American model (born 1997)

Pyper America Whitworth (née Smith; born March 13, 1997) is an American model, actress, and musician.

==Early life==
Pyper America was raised in Utah by a family who were members of the Church of Jesus Christ of Latter-day Saints. Her parents are Sheridan and Dallon Smith, a former model and a guitar string entrepreneur. Third of four children, her siblings are also models and musicians: two older sisters Cheyenne Starlie (born 1993), Daisy Clementine (born 1995), and a younger brother Lucky Blue (born 1998).

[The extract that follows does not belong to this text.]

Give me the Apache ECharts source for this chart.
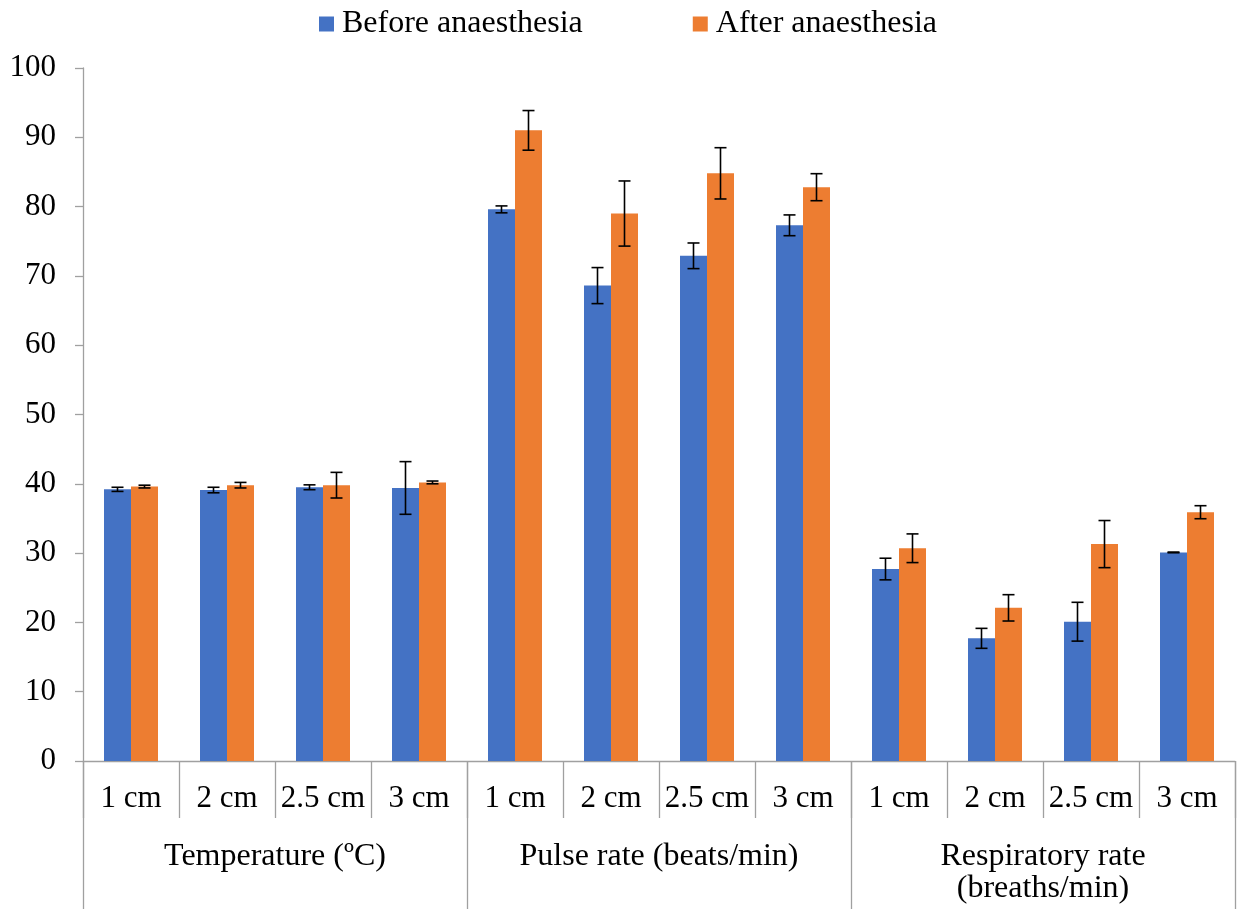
<!DOCTYPE html>
<html>
<head>
<meta charset="utf-8">
<script src="https://cdn.jsdelivr.net/npm/echarts@6/dist/echarts.min.js"></script>
<style>
html,body{margin:0;padding:0;background:#fff;}
#chart{width:1239px;height:909px;}
</style>
</head>
<body>
<div id="chart"></div>
<script>
var sizes = ['1 cm','2 cm','2.5 cm','3 cm','1 cm','2 cm','2.5 cm','3 cm','1 cm','2 cm','2.5 cm','3 cm'];
var groups = ['Temperature (ºC)','Pulse rate (beats/min)','Respiratory rate\n(breaths/min)'];
var seriesNames = ['Before anaesthesia','After anaesthesia'];
var before = [39.2, 39.1, 39.5, 39.4, 79.6, 68.6, 72.9, 77.3, 27.7, 17.7, 20.1, 30.1];
var beforeErr = [0.3, 0.4, 0.35, 3.8, 0.5, 2.6, 1.85, 1.5, 1.56, 1.44, 2.8, 0.05];
var after = [39.6, 39.8, 39.8, 40.2, 91.0, 79.0, 84.8, 82.8, 30.7, 22.1, 31.3, 35.9];
var afterErr = [0.2, 0.4, 1.85, 0.2, 2.86, 4.7, 3.7, 1.95, 2.07, 1.9, 3.4, 0.94];
var yTicks = {min: 0, max: 100, interval: 10};

var FONT = "'Liberation Serif','Times New Roman',serif";
var BAR_W = 27;
var AXIS_COLOR = '#a0a0a0';

function errSeries(vals, errs, sign) {
  return {
    type: 'custom',
    xAxisIndex: 0,
    yAxisIndex: 0,
    z: 10,
    silent: true,
    encode: {x: 0, y: 1},
    data: vals.map(function (v, i) { return [i, v, errs[i]]; }),
    renderItem: function (params, api) {
      var idx = api.value(0), v = api.value(1), e = api.value(2);
      var hi = api.coord([idx, v + e]);
      var lo = api.coord([idx, v - e]);
      var cx = hi[0] + sign * BAR_W / 2;
      var cap = 6;
      var st = {stroke: '#000', lineWidth: 1.6};
      return {
        type: 'group',
        children: [
          {type: 'line', shape: {x1: cx, y1: hi[1], x2: cx, y2: lo[1]}, style: st},
          {type: 'line', shape: {x1: cx - cap, y1: hi[1], x2: cx + cap, y2: hi[1]}, style: st},
          {type: 'line', shape: {x1: cx - cap, y1: lo[1], x2: cx + cap, y2: lo[1]}, style: st}
        ]
      };
    }
  };
}

var chart = echarts.init(document.getElementById('chart'), null, {renderer: 'canvas'});
chart.setOption({
  animation: false,
  backgroundColor: '#fff',
  textStyle: {fontFamily: FONT},
  legend: {
    data: seriesNames,
    left: 314,
    top: 3,
    itemWidth: 15,
    itemHeight: 15,
    itemGap: 110,
    icon: 'rect',
    textStyle: {fontFamily: FONT, fontSize: 32, color: '#000', padding: [0, 0, 0, 3]}
  },
  grid: {left: 83, right: 4, top: 68, bottom: 148, containLabel: false},
  xAxis: [
    {
      type: 'category',
      data: sizes,
      position: 'bottom',
      axisLine: {show: true, lineStyle: {color: AXIS_COLOR, width: 1.3}},
      axisTick: {show: true, interval: 0, length: 57, lineStyle: {color: AXIS_COLOR, width: 1.3}},
      axisLabel: {interval: 0, margin: 22, fontFamily: FONT, fontSize: 31, color: '#000'},
      splitLine: {show: false}
    },
    {
      type: 'category',
      data: groups,
      position: 'bottom',
      axisLine: {show: false},
      axisTick: {show: true, interval: 0, length: 148, lineStyle: {color: AXIS_COLOR, width: 1.3}},
      axisLabel: {interval: 0, margin: 80, fontFamily: FONT, fontSize: 32, lineHeight: 32, color: '#000'},
      splitLine: {show: false}
    }
  ],
  yAxis: {
    type: 'value',
    min: yTicks.min,
    max: yTicks.max,
    interval: yTicks.interval,
    axisLine: {show: true, lineStyle: {color: AXIS_COLOR, width: 1.3}},
    axisTick: {show: true, inside: false, length: 8, lineStyle: {color: AXIS_COLOR, width: 1.3}},
    axisLabel: {margin: 27, fontFamily: FONT, fontSize: 31, color: '#000'},
    splitLine: {show: false}
  },
  series: [
    {
      name: seriesNames[0],
      type: 'bar',
      xAxisIndex: 0,
      data: before,
      barWidth: BAR_W,
      barGap: '0%',
      itemStyle: {color: '#4472C4'}
    },
    {
      name: seriesNames[1],
      type: 'bar',
      xAxisIndex: 0,
      data: after,
      barWidth: BAR_W,
      barGap: '0%',
      itemStyle: {color: '#ED7D31'}
    },
    errSeries(before, beforeErr, -1),
    errSeries(after, afterErr, 1)
  ]
});
</script>
</body>
</html>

She also lived in Montana and California. At the age of 16, she moved with her family from Utah to Los Angeles, California, where she described experiencing culture shock.

==Career==
On the runway she has walked for Giorgio Armani, Dolce & Gabbana, Cushnie et Ochs, Philipp Plein, Moschino, and Ermanno Scervino.

In advertisements, she has modeled for Moncler, Calvin Klein, and H&M alongside her siblings; as well as Forever 21 and Tiffany and Co.

She has appeared in the magazines L'Officiel, Vogue España, Seventeen, Vogue Ukraine, Allure, Love, W, and Elle among others.

With Superga, she designed a shoe line for spring 2017.

As a devout Latter-day Saint, she has chosen to not pose nude.

She is the bassist in an alternative rock band called The Atomics.

==Personal life==
During 2016 and 2017, Pyper America dated Brandon Thomas Lee, son of Tommy Lee and Pamela Anderson.

In late 2017, she started dating Australian Quaid Rippon Holder. They got engaged on November 23, 2018. They got married in 2019 and divorced in 2023. She then married Miles Whitworth in 2025.